◆ Given material
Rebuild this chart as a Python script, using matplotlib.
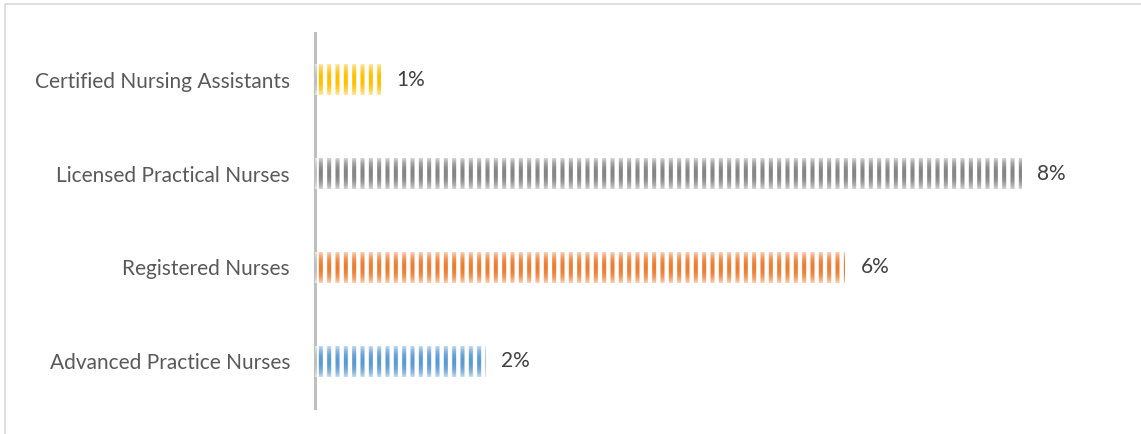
import numpy as np
import matplotlib.pyplot as plt
from matplotlib.patches import Rectangle

categories = ['Advanced Practice Nurses', 'Registered Nurses',
              'Licensed Practical Nurses', 'Certified Nursing Assistants']
values = [1.93, 6.0, 8.0, 0.75]
labels = ['2%', '6%', '8%', '1%']
colors = ['#5B9BD5', '#ED7D31', '#858585', '#FFC000']


def main():
    plt.rcParams['font.family'] = ['Lato', 'DejaVu Sans']
    plt.rcParams['hatch.linewidth'] = 2.9
    fig = plt.figure(figsize=(11.41, 4.34), dpi=100)
    fig.patches.append(Rectangle((5 / 1141, -0.1), 1.1, (434 - 4) / 434 + 0.1,
                                 transform=fig.transFigure, fill=False,
                                 edgecolor='#D9D9D9', linewidth=1.2))
    ax = fig.add_axes([315 / 1141, 26 / 434, 795.6 / 1141, 375 / 434])
    y = np.arange(len(categories))
    h = 0.33

    bars = ax.barh(y, values, height=h, color='none', edgecolor=colors,
                   hatch='||', linewidth=0)

    # white vertical gradient on top of the stripes, lighter at top and bottom
    t = np.linspace(-1, 1, 64)
    grad = np.ones((64, 1, 4))
    grad[:, 0, 3] = 0.65 * np.abs(t) ** 2.2
    for bar, v, i in zip(bars, values, y):
        im = ax.imshow(grad, extent=(0, v, i - h / 2, i + h / 2), aspect='auto',
                       interpolation='bilinear', zorder=3)
        im.set_clip_path(bar)

    for i, (v, lab) in enumerate(zip(values, labels)):
        ax.text(v + 0.17, i, lab, va='center', ha='left', fontsize=15, color='#404040')

    ax.set_xlim(0, 9)
    ax.set_ylim(-0.5, 3.5)
    ax.set_yticks(list(y))
    ax.set_yticklabels(categories, fontsize=15, color='#595959')
    ax.tick_params(axis='y', length=0, pad=18)
    ax.set_xticks([])
    for s in ['top', 'right', 'bottom']:
        ax.spines[s].set_visible(False)
    ax.spines['left'].set_color('#BFBFBF')
    ax.spines['left'].set_linewidth(2.2)

    fig.savefig('out.png', dpi=100)


if __name__ == "__main__":
    main()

◆ Exercise
Print out the lines exactly, skipping any picture.

◆ Answer to the exercise
Rebuild this chart as a Python script, using matplotlib.
import numpy as np
import matplotlib.pyplot as plt
from matplotlib.patches import Rectangle

categories = ['Advanced Practice Nurses', 'Registered Nurses',
              'Licensed Practical Nurses', 'Certified Nursing Assistants']
values = [1.93, 6.0, 8.0, 0.75]
labels = ['2%', '6%', '8%', '1%']
colors = ['#5B9BD5', '#ED7D31', '#858585', '#FFC000']


def main():
    plt.rcParams['font.family'] = ['Lato', 'DejaVu Sans']
    plt.rcParams['hatch.linewidth'] = 2.9
    fig = plt.figure(figsize=(11.41, 4.34), dpi=100)
    fig.patches.append(Rectangle((5 / 1141, -0.1), 1.1, (434 - 4) / 434 + 0.1,
                                 transform=fig.transFigure, fill=False,
                                 edgecolor='#D9D9D9', linewidth=1.2))
    ax = fig.add_axes([315 / 1141, 26 / 434, 795.6 / 1141, 375 / 434])
    y = np.arange(len(categories))
    h = 0.33

    bars = ax.barh(y, values, height=h, color='none', edgecolor=colors,
                   hatch='||', linewidth=0)

    # white vertical gradient on top of the stripes, lighter at top and bottom
    t = np.linspace(-1, 1, 64)
    grad = np.ones((64, 1, 4))
    grad[:, 0, 3] = 0.65 * np.abs(t) ** 2.2
    for bar, v, i in zip(bars, values, y):
        im = ax.imshow(grad, extent=(0, v, i - h / 2, i + h / 2), aspect='auto',
                       interpolation='bilinear', zorder=3)
        im.set_clip_path(bar)

    for i, (v, lab) in enumerate(zip(values, labels)):
        ax.text(v + 0.17, i, lab, va='center', ha='left', fontsize=15, color='#404040')

    ax.set_xlim(0, 9)
    ax.set_ylim(-0.5, 3.5)
    ax.set_yticks(list(y))
    ax.set_yticklabels(categories, fontsize=15, color='#595959')
    ax.tick_params(axis='y', length=0, pad=18)
    ax.set_xticks([])
    for s in ['top', 'right', 'bottom']:
        ax.spines[s].set_visible(False)
    ax.spines['left'].set_color('#BFBFBF')
    ax.spines['left'].set_linewidth(2.2)

    fig.savefig('out.png', dpi=100)


if __name__ == "__main__":
    main()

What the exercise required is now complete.